### What you are asked to do
Extract, in full, the lines below, beginning at the first and ending with the line that contains "(106,905.5) -- (1675,905.5);". Pictures do not belong in the copy.

───── Material

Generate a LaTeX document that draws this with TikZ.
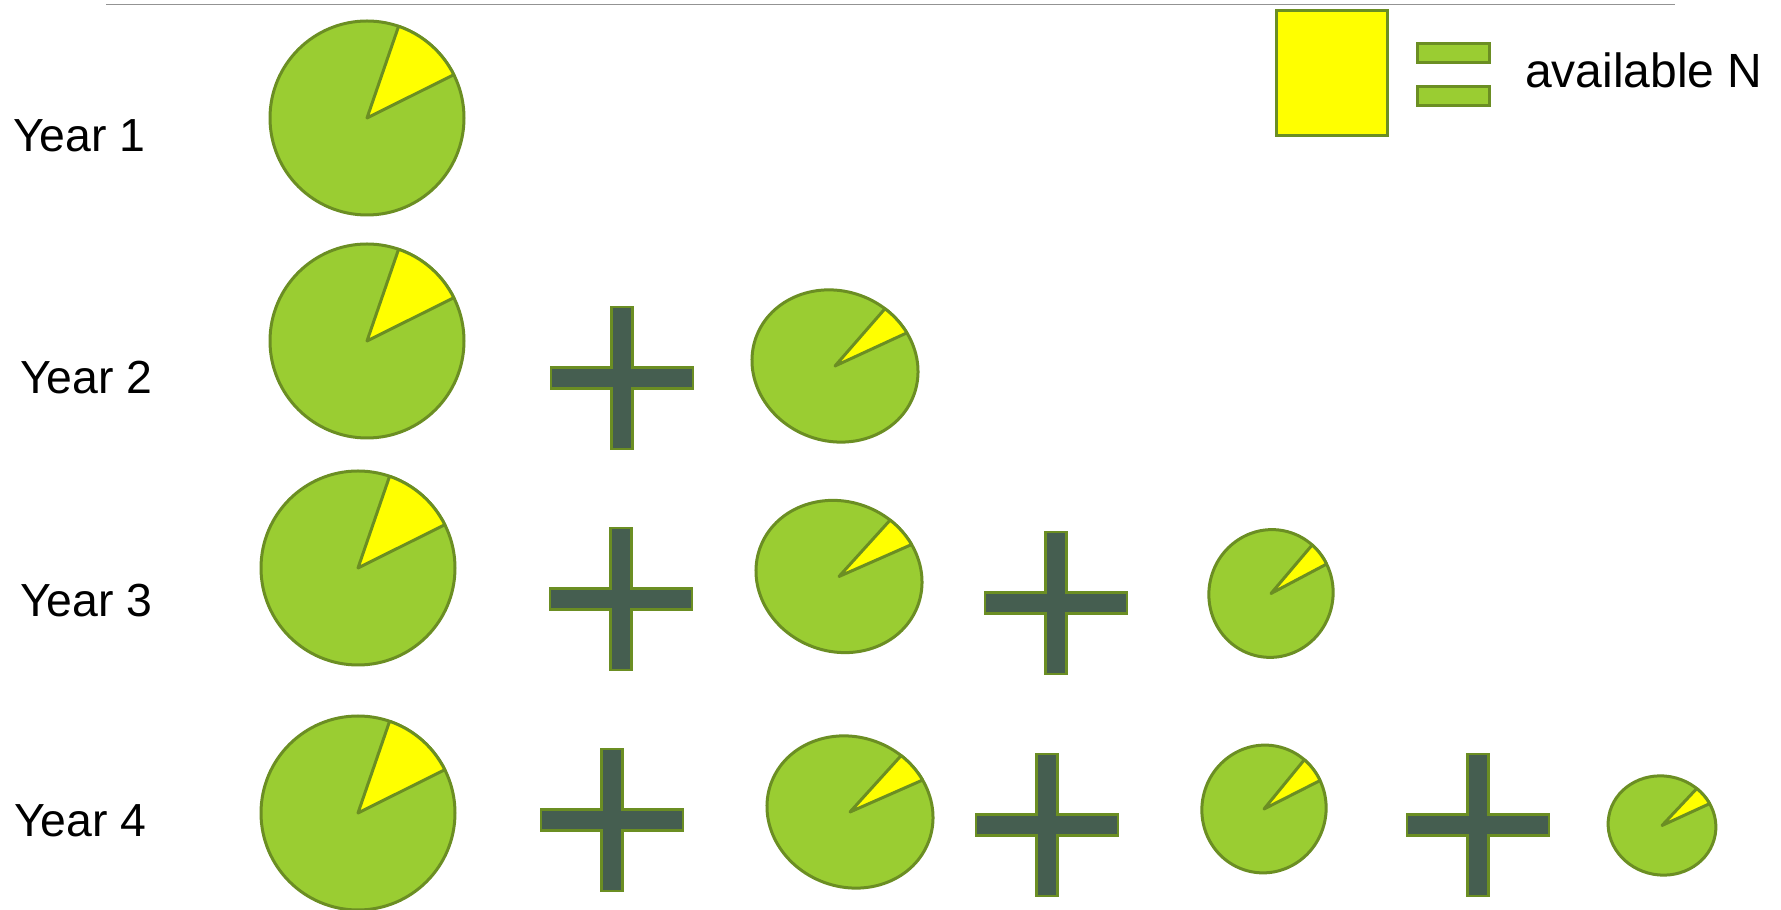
\documentclass[tikz,border=0pt]{standalone}
\usepackage{fontspec}
\setmainfont{Liberation Sans}
\usepackage{tikz}
\usetikzlibrary{positioning}
\usepackage{xcolor}
\definecolor{leafgreen}{RGB}{154,205,50}
\definecolor{rimgreen}{RGB}{107,142,35}
\definecolor{plusgray}{RGB}{69,94,80}
\definecolor{nyellow}{RGB}{255,255,0}

\begin{document}
\begin{tikzpicture}[
  x=1pt, y=1pt,
  pie/.style  ={draw=rimgreen, fill=leafgreen, line width=3pt},
  slice/.style={draw=rimgreen, fill=nyellow, line width=3pt, line join=round},
  plusmark/.style={draw=rimgreen, fill=plusgray, line width=2.5pt},
  eqbar/.style={draw=rimgreen, fill=leafgreen, line width=3pt, minimum width=72pt, minimum height=19pt, inner sep=0},
  year/.style ={anchor=base west, inner sep=0, font=\fontsize{46.4}{50}\selectfont},
  pics/npie/.style n args={4}{code={
    \filldraw[pie] (0,0) ellipse[x radius=#1, y radius=#2];
    \filldraw[slice] (0,0) -- (#3:#1 and #2) arc[start angle=#3, end angle=#4, x radius=#1, y radius=#2] -- cycle;
  }},
  pics/cross/.style={code={
    \filldraw[plusmark] (-71,-10.5) -- (-10.5,-10.5) -- (-10.5,-71) -- (10.5,-71) -- (10.5,-10.5) -- (71,-10.5)
      -- (71,10.5) -- (10.5,10.5) -- (10.5,71) -- (-10.5,71) -- (-10.5,10.5) -- (-71,10.5) -- cycle;
  }},
]
\useasboundingbox (0,0) rectangle (1781,910);
\draw[gray!85, line width=1.5pt] (106,905.5) -- (1675,905.5);

\node[draw=rimgreen, fill=nyellow, line width=3pt, minimum width=111pt, minimum height=125pt] (nbox) at (1332,837) {};
\node[eqbar] (eqtop) at (1453.5,857) {};
\node[eqbar] (eqbot) at (1453.5,813.5) {};
\node[anchor=base west, inner sep=0, font=\fontsize{48}{52}\selectfont] (availN) at (1525,822) {available N};

\node[year] (year1) at (13,758) {Year 1};
\node[year] (year2) at (20,516) {Year 2};
\node[year] (year3) at (20,293) {Year 3};
\node[year] (year4) at (14,73) {Year 4};

\pic (p11) at (367,792) {npie={97}{97}{26.5}{71}};

\pic (p21) at (367,569) {npie={97}{97}{26.5}{71}};
\pic[rotate=-20] (p22) at (835,544) {npie={84}{75}{48}{71}};

\pic (p31) at (358,342) {npie={97}{97}{26.5}{71}};
\pic[rotate=-20] (p32) at (839,333.5) {npie={84}{75}{47}{70}};
\pic[rotate=-15] (p33) at (1271,316.5) {npie={62}{64}{42}{64}};

\pic (p41) at (358,97) {npie={97}{97}{26.5}{71}};
\pic[rotate=-20] (p42) at (850,98) {npie={84}{75}{47}{70}};
\pic[rotate=-15] (p43) at (1264,101) {npie={62}{64}{41}{65}};
\pic[rotate=-10] (p44) at (1662,84.5) {npie={54}{49.5}{37}{59}};

\foreach \px/\py in {622/532, 621/311, 1056/307, 612/90, 1047/85, 1478/85}
  \pic at (\px,\py) {cross};
\end{tikzpicture}
\end{document}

──────────

### Answer
Generate a LaTeX document that draws this with TikZ.
\documentclass[tikz,border=0pt]{standalone}
\usepackage{fontspec}
\setmainfont{Liberation Sans}
\usepackage{tikz}
\usetikzlibrary{positioning}
\usepackage{xcolor}
\definecolor{leafgreen}{RGB}{154,205,50}
\definecolor{rimgreen}{RGB}{107,142,35}
\definecolor{plusgray}{RGB}{69,94,80}
\definecolor{nyellow}{RGB}{255,255,0}

\begin{document}
\begin{tikzpicture}[
  x=1pt, y=1pt,
  pie/.style  ={draw=rimgreen, fill=leafgreen, line width=3pt},
  slice/.style={draw=rimgreen, fill=nyellow, line width=3pt, line join=round},
  plusmark/.style={draw=rimgreen, fill=plusgray, line width=2.5pt},
  eqbar/.style={draw=rimgreen, fill=leafgreen, line width=3pt, minimum width=72pt, minimum height=19pt, inner sep=0},
  year/.style ={anchor=base west, inner sep=0, font=\fontsize{46.4}{50}\selectfont},
  pics/npie/.style n args={4}{code={
    \filldraw[pie] (0,0) ellipse[x radius=#1, y radius=#2];
    \filldraw[slice] (0,0) -- (#3:#1 and #2) arc[start angle=#3, end angle=#4, x radius=#1, y radius=#2] -- cycle;
  }},
  pics/cross/.style={code={
    \filldraw[plusmark] (-71,-10.5) -- (-10.5,-10.5) -- (-10.5,-71) -- (10.5,-71) -- (10.5,-10.5) -- (71,-10.5)
      -- (71,10.5) -- (10.5,10.5) -- (10.5,71) -- (-10.5,71) -- (-10.5,10.5) -- (-71,10.5) -- cycle;
  }},
]
\useasboundingbox (0,0) rectangle (1781,910);
\draw[gray!85, line width=1.5pt] (106,905.5) -- (1675,905.5);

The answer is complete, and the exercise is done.